The staff who welcome these men and women to VOA programs do so with arms wide open – ready to help carry their burdens, lighten their load, and remind them that there is always hope. They are people with a passion for uplifting others to help them rebuild their lives.
Khamisi Jordan is one of those passionate people.
Khamisi is a Community Case Manager at one of our VOA Veterans Resource Centers and if you know him personally, you know his path in life has always put him exactly where he needed to be.
“It’s okay to ask for help – we’ve all had a point in life where we’ve been down, we’ve had a struggle, a hardship, or a trial. Whatever it is – you’re not defined by just that season of what you’re going through. It’s how you adapt and overcome.”
From an early age, Khamisi’s parents taught him the importance of loving and serving others. As he began his journey into adult life after high school, he considered joining the military but ultimately decided he wanted to run track in college. During his first year, some would likely say God had other plans for his life that fed his passion for helping others.
By happenstance, Khamisi reconnected with a friend in the Marines at school who shared what life in the military was really like. Khamisi met with a recruiter the next day and enlisted enthusiastically, loving the appeal of seeing the world and serving his country.
Once again, God had other plans for his life.
“I always tell people I had a plan [while enlisted] to go to Japan and then to North Carolina afterwards so I could be closer to family in Cleveland, but God had different plans for me, and he stationed me in Hawaii. That’s where I became a born-again Christian.”
While serving in Hawaii, Khamisi found joy in many different ministry opportunities with his local church.
After four years in the military and an honorable discharge, Khamisi returned home to Cleveland. He began looking for a church he could get involved with in his hometown, and found one with a strong family and faith connection, similar to his experience in Hawaii.
Church leadership immediately recognized the passion and talent Khamisi possessed, and plugged him in to their ministry. It was this path that led Khamisi to become a licensed minister in 2017, and now, several years later, he is working toward becoming an ordained minister in 2022.
With all of this in mind, it’s easy to understand why Khamisi cares so deeply about his work at the VOA Veterans Resource Center. He’s a person who believes whole-heartedly in the ministry of service that he brings to work each day.
Khamisi’s experience as a veteran and a minister not only means he can better relate to the veterans he serves, it also informs the mentality he brings to work with him each day.
“I make sure I do everything I can to serve them [veterans]. But I have to take care of myself too, if I’m not functioning correctly, I can’t serve veterans in the way they need. It’s like the saying goes, if the vessel is clean, whatever you’re pouring into the person is clean. But if the vessel is dirty or polluted, so will be the service. I want veterans to leave here feeling enlightened, encouraged, and blessed.”
Khamisi is truly a champion for veterans, helping them through their entire journey with Volunteers of America.
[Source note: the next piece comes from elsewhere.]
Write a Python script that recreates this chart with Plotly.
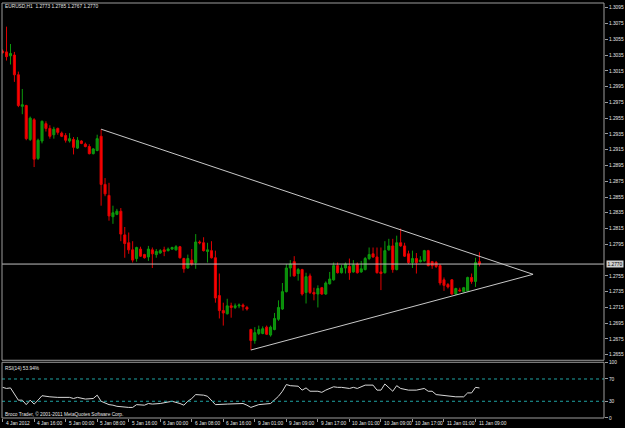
import plotly.graph_objects as go

# ---------------- data ----------------
symbol = "EURUSD,H1"
bar_index = list(range(122))

opens = [1.3040, 1.3039, 1.3034, 1.3035, 1.3010, 1.2970, 1.2971, 1.2928, 1.2953, 1.2904,
         1.2926, 1.2948, 1.2942, 1.2934, 1.2942, 1.2936, 1.2933, 1.2926, 1.2928, 1.2917,
         1.2926, 1.2922, 1.2919, 1.2910, 1.2914, 1.2932, 1.2871, 1.2857, 1.2830, 1.2833,
         1.2837, 1.2807, 1.2797, 1.2788, 1.2777, 1.2789, 1.2782, 1.2779, 1.2788, 1.2782,
         1.2784, 1.2788, 1.2787, 1.2789, 1.2788, 1.2792, 1.2777, 1.2765, 1.2775, 1.2772,
         1.2798, 1.2797, 1.2786, 1.2787, 1.2778, 1.2730, 1.2711, 1.2707, 1.2717, 1.2715,
         1.2717, 1.2718, 1.2715, 1.2687, 1.2673, 1.2682, 1.2682, 1.2690, 1.2680, 1.2687,
         1.2700, 1.2713, 1.2735, 1.2765, 1.2773, 1.2758, 1.2763, 1.2734, 1.2755, 1.2734,
         1.2732, 1.2740, 1.2732, 1.2745, 1.2750, 1.2768, 1.2759, 1.2765, 1.2767, 1.2760,
         1.2770, 1.2760, 1.2763, 1.2777, 1.2783, 1.2779, 1.2760, 1.2759, 1.2788, 1.2793,
         1.2763, 1.2797, 1.2793, 1.2783, 1.2772, 1.2777, 1.2773, 1.2774, 1.2787, 1.2773,
         1.2772, 1.2768, 1.2750, 1.2744, 1.2750, 1.2732, 1.2737, 1.2735, 1.2736, 1.2753,
         1.2748, 1.2773]

highs = [1.3042, 1.3071, 1.3049, 1.3039, 1.3014, 1.2992, 1.2972, 1.2957, 1.2955, 1.2929,
         1.2952, 1.2951, 1.2946, 1.2944, 1.2943, 1.2938, 1.2936, 1.2936, 1.2931, 1.2931,
         1.2927, 1.2924, 1.2922, 1.2917, 1.2934, 1.2941, 1.2879, 1.2873, 1.2844, 1.2840,
         1.2841, 1.2817, 1.2810, 1.2799, 1.2792, 1.2792, 1.2783, 1.2793, 1.2791, 1.2789,
         1.2789, 1.2792, 1.2791, 1.2792, 1.2794, 1.2793, 1.2778, 1.2782, 1.2789, 1.2808,
         1.2800, 1.2804, 1.2797, 1.2799, 1.2787, 1.2758, 1.2721, 1.2726, 1.2721, 1.2720,
         1.2720, 1.2720, 1.2717, 1.2688, 1.2690, 1.2692, 1.2691, 1.2692, 1.2692, 1.2708,
         1.2724, 1.2746, 1.2770, 1.2775, 1.2780, 1.2765, 1.2764, 1.2759, 1.2758, 1.2740,
         1.2743, 1.2741, 1.2748, 1.2760, 1.2772, 1.2772, 1.2769, 1.2772, 1.2777, 1.2775,
         1.2772, 1.2774, 1.2779, 1.2791, 1.2791, 1.2791, 1.2791, 1.2799, 1.2802, 1.2802,
         1.2806, 1.2815, 1.2797, 1.2787, 1.2787, 1.2784, 1.2780, 1.2788, 1.2788, 1.2774,
         1.2774, 1.2770, 1.2753, 1.2746, 1.2751, 1.2740, 1.2740, 1.2741, 1.2754, 1.2758,
         1.2778, 1.2785]

lows = [1.3037, 1.3028, 1.3023, 1.3001, 1.2969, 1.2960, 1.2927, 1.2926, 1.2893, 1.2902,
        1.2923, 1.2938, 1.2929, 1.2929, 1.2934, 1.2931, 1.2924, 1.2924, 1.2909, 1.2916,
        1.2922, 1.2918, 1.2909, 1.2909, 1.2913, 1.2844, 1.2856, 1.2825, 1.2821, 1.2832,
        1.2799, 1.2778, 1.2783, 1.2772, 1.2773, 1.2779, 1.2777, 1.2774, 1.2765, 1.2778,
        1.2783, 1.2780, 1.2786, 1.2788, 1.2787, 1.2777, 1.2759, 1.2764, 1.2768, 1.2764,
        1.2795, 1.2786, 1.2772, 1.2777, 1.2721, 1.2701, 1.2692, 1.2706, 1.2702, 1.2713,
        1.2714, 1.2711, 1.2711, 1.2661, 1.2669, 1.2680, 1.2681, 1.2680, 1.2678, 1.2686,
        1.2698, 1.2712, 1.2734, 1.2754, 1.2754, 1.2749, 1.2730, 1.2720, 1.2732, 1.2724,
        1.2715, 1.2731, 1.2731, 1.2744, 1.2749, 1.2758, 1.2758, 1.2758, 1.2750, 1.2759,
        1.2758, 1.2759, 1.2762, 1.2775, 1.2778, 1.2758, 1.2737, 1.2758, 1.2787, 1.2759,
        1.2762, 1.2792, 1.2779, 1.2770, 1.2765, 1.2758, 1.2772, 1.2773, 1.2767, 1.2764,
        1.2765, 1.2743, 1.2736, 1.2739, 1.2731, 1.2731, 1.2735, 1.2734, 1.2735, 1.2745,
        1.2741, 1.2767]

closes = [1.3038, 1.3033, 1.3037, 1.3010, 1.2971, 1.2972, 1.2929, 1.2955, 1.2903, 1.2927,
          1.2951, 1.2942, 1.2932, 1.2941, 1.2937, 1.2932, 1.2927, 1.2929, 1.2918, 1.2927,
          1.2923, 1.2919, 1.2910, 1.2916, 1.2929, 1.2871, 1.2859, 1.2831, 1.2835, 1.2837,
          1.2808, 1.2796, 1.2788, 1.2775, 1.2791, 1.2780, 1.2778, 1.2789, 1.2783, 1.2786,
          1.2787, 1.2786, 1.2789, 1.2791, 1.2792, 1.2778, 1.2764, 1.2777, 1.2770, 1.2798,
          1.2797, 1.2787, 1.2788, 1.2778, 1.2727, 1.2711, 1.2708, 1.2717, 1.2715, 1.2717,
          1.2718, 1.2716, 1.2713, 1.2673, 1.2683, 1.2687, 1.2688, 1.2681, 1.2690, 1.2701,
          1.2715, 1.2735, 1.2765, 1.2770, 1.2755, 1.2763, 1.2732, 1.2754, 1.2734, 1.2732,
          1.2739, 1.2732, 1.2746, 1.2751, 1.2768, 1.2759, 1.2765, 1.2770, 1.2759, 1.2769,
          1.2759, 1.2764, 1.2777, 1.2782, 1.2779, 1.2759, 1.2758, 1.2787, 1.2793, 1.2763,
          1.2797, 1.2793, 1.2780, 1.2772, 1.2777, 1.2772, 1.2775, 1.2787, 1.2768, 1.2768,
          1.2767, 1.2746, 1.2743, 1.2741, 1.2732, 1.2739, 1.2736, 1.2740, 1.2753, 1.2748,
          1.2772, 1.2770]

# RSI(14) (bar index, value)
rsi_idx = [0, 1, 2, 4, 5, 6, 7, 8, 9, 10, 12, 14, 17, 18, 19, 21, 23, 24, 25, 27,
           28, 29, 32, 33, 34, 36, 37, 38, 40, 42, 43, 45, 46, 47, 48, 49, 51, 52, 53, 54,
           57, 59, 61, 62, 63, 65, 67, 68, 70, 71, 72, 73, 75, 76, 77, 78, 80, 81, 82, 84,
           85, 86, 88, 89, 90, 92, 94, 95, 96, 97, 99, 100, 101, 103, 105, 107, 108, 109, 110, 112,
           114, 115, 117, 118, 119, 120, 121]
rsi_val = [55, 53, 54, 32, 32, 24, 32, 25, 32, 40, 38, 37, 37, 35, 37, 34, 35, 41, 30, 24,
           23, 21, 19, 19, 24, 23, 26, 25, 26, 28, 30, 26, 23, 30, 35, 42, 41, 39, 32, 24,
           25, 26, 26, 23, 19, 24, 25, 26, 39, 48, 60, 58, 57, 50, 54, 48, 48, 46, 50, 56,
           55, 55, 53, 55, 53, 59, 59, 50, 50, 61, 48, 58, 53, 50, 50, 53, 48, 48, 42, 40,
           38, 38, 38, 45, 45, 55, 53.94]
rsi_levels = [70, 30]
rsi_ticks = [100, 70, 30, 0]

# trendlines (bar index, price)
upper_line_x = [25, 134.6]
upper_line_y = [1.2941, 1.2757]
lower_line_x = [63, 134.6]
lower_line_y = [1.2661, 1.2757]

bid_price = 1.2770

price_ticks = [1.3095, 1.3075, 1.3055, 1.3035, 1.3015, 1.2995, 1.2975, 1.2955, 1.2935,
               1.2915, 1.2895, 1.2875, 1.2855, 1.2835, 1.2815, 1.2795, 1.2755, 1.2735,
               1.2715, 1.2695, 1.2675, 1.2655]

date_tick_idx = [0, 8, 16, 24, 32, 40, 48, 56, 64, 72, 80, 88, 96, 104, 112, 120]
date_tick_text = ["4 Jan 2012", "4 Jan 16:00", "5 Jan 00:00", "5 Jan 08:00", "5 Jan 16:00",
                  "6 Jan 00:00", "6 Jan 08:00", "6 Jan 16:00", "9 Jan 01:00", "9 Jan 09:00",
                  "9 Jan 17:00", "10 Jan 01:00", "10 Jan 09:00", "10 Jan 17:00",
                  "11 Jan 01:00", "11 Jan 09:00"]

# ---------------- layout helpers ----------------
W, H = 625, 428
ML, MR, MT, MB = 2, 19, 1, 10
PW = W - ML - MR
PH = H - MT - MB


def fx(px):
    return (px - ML) / PW


def fy(py):
    return (H - MB - py) / PH


FONT = "Liberation Sans Narrow, Liberation Sans, Arial, sans-serif"
TXT = "#e6e6e6"
BORDER = "#9c9c9c"
FS = 4.8

main_dom = [fy(360), 1.0]
rsi_dom = [0.0, fy(362)]
xr = [-0.15, 152.6]

fig = go.Figure()

fig.add_trace(go.Candlestick(
    x=bar_index, open=opens, high=highs, low=lows, close=closes,
    increasing=dict(line=dict(color="#0c9a0c", width=1), fillcolor="#0c8c0c"),
    decreasing=dict(line=dict(color="#e00000", width=1), fillcolor="#ff0000"),
    whiskerwidth=0, xaxis="x", yaxis="y", showlegend=False, hoverinfo="skip"))

for lx, ly in ((upper_line_x, upper_line_y), (lower_line_x, lower_line_y)):
    fig.add_trace(go.Scatter(x=lx, y=ly, mode="lines", xaxis="x", yaxis="y",
                             line=dict(color="#c8c8c8", width=1), showlegend=False,
                             hoverinfo="skip"))

fig.add_trace(go.Scatter(x=rsi_idx, y=rsi_val, mode="lines", xaxis="x2", yaxis="y2",
                         line=dict(color="#d8d8d8", width=1), showlegend=False,
                         hoverinfo="skip"))

shapes = []
# bid line
shapes.append(dict(type="line", xref="x domain", yref="y", x0=0, x1=1,
                   y0=bid_price, y1=bid_price, line=dict(color="#c0c0c0", width=1)))
# RSI levels
for lv in rsi_levels:
    shapes.append(dict(type="line", xref="x2 domain", yref="y2", x0=0, x1=1,
                       y0=lv, y1=lv, line=dict(color="#1fa3a3", width=1, dash="dot")))
# pane borders
shapes.append(dict(type="rect", xref="paper", yref="paper", x0=0, x1=1,
                   y0=main_dom[0], y1=1, line=dict(color=BORDER, width=1)))
shapes.append(dict(type="rect", xref="paper", yref="paper", x0=0, x1=1,
                   y0=0, y1=rsi_dom[1], line=dict(color=BORDER, width=1)))

annotations = []
header = "%s  %.4f %.4f %.4f %.4f" % (symbol, opens[-1], highs[-1], lows[-1], closes[-1])
annotations.append(dict(text=header, xref="paper", yref="paper", x=fx(3), y=fy(5),
                        xanchor="left", yanchor="middle", showarrow=False,
                        font=dict(family=FONT, size=FS, color=TXT)))
annotations.append(dict(text="RSI(14) %.2f%%" % rsi_val[-1], xref="paper", yref="paper",
                        x=fx(3), y=fy(368), xanchor="left", yanchor="middle",
                        showarrow=False, font=dict(family=FONT, size=FS, color=TXT)))
annotations.append(dict(text="Broco Trader, © 2001-2011 MetaQuotes Software Corp.",
                        xref="paper", yref="paper", x=fx(3), y=fy(414),
                        xanchor="left", yanchor="middle", showarrow=False,
                        font=dict(family=FONT, size=FS, color=TXT)))
annotations.append(dict(text="%.4f" % bid_price, xref="paper", yref="y",
                        x=fx(608), y=bid_price, xanchor="left", yanchor="middle",
                        showarrow=False, bgcolor="#d0d0d0", borderpad=0.5,
                        font=dict(family=FONT, size=FS, color="#000000")))
for ti, tt in zip(date_tick_idx, date_tick_text):
    annotations.append(dict(text=tt, xref="x2", yref="paper", x=ti, y=fy(424),
                            xanchor="left", yanchor="middle", showarrow=False,
                            xshift=1, font=dict(family=FONT, size=FS, color=TXT)))

fig.update_layout(
    width=W, height=H,
    margin=dict(l=ML, r=MR, t=MT, b=MB, pad=0),
    paper_bgcolor="#000000", plot_bgcolor="#000000",
    boxgap=0.25,
    showlegend=False,
    xaxis=dict(domain=[0, 1], anchor="y", range=xr, showticklabels=False,
               showgrid=False, zeroline=False, showline=False, ticks="",
               rangeslider=dict(visible=False), fixedrange=True),
    yaxis=dict(domain=main_dom, anchor="x", side="right", range=[1.2648, 1.3101],
               tickvals=price_ticks, ticktext=["%.4f" % t for t in price_ticks],
               tickfont=dict(family=FONT, size=FS, color=TXT),
               ticks="outside", ticklen=3, tickcolor=BORDER,
               showgrid=False, zeroline=False, showline=False, fixedrange=True),
    xaxis2=dict(domain=[0, 1], anchor="y2", matches="x", range=xr,
                tickvals=date_tick_idx, showticklabels=False, ticks="outside",
                ticklen=3, tickcolor=BORDER, showgrid=False, zeroline=False,
                showline=False, fixedrange=True),
    yaxis2=dict(domain=rsi_dom, anchor="x2", side="right", range=[0, 100],
                tickvals=rsi_ticks, ticktext=[str(t) for t in rsi_ticks],
                tickfont=dict(family=FONT, size=FS, color=TXT),
                ticks="outside", ticklen=3, tickcolor=BORDER,
                showgrid=False, zeroline=False, showline=False, fixedrange=True),
    shapes=shapes,
    annotations=annotations,
)

fig.write_html("out.html")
It starts with a meet and greet and from there, he helps them get job interviews, preps them with mock interviews, takes them to get interview clothing, supports them with transportation, and connects them with any other programs and services they may need.
“It takes a lot of love and patience. Veterans are not “one size fits all” – there are different age groups, ethnicities, experiences, and more, to take into account when giving them the support they need.”
At Volunteers of America, Khamisi helps veterans find hope again and we are proud to have him as part of our community of hope.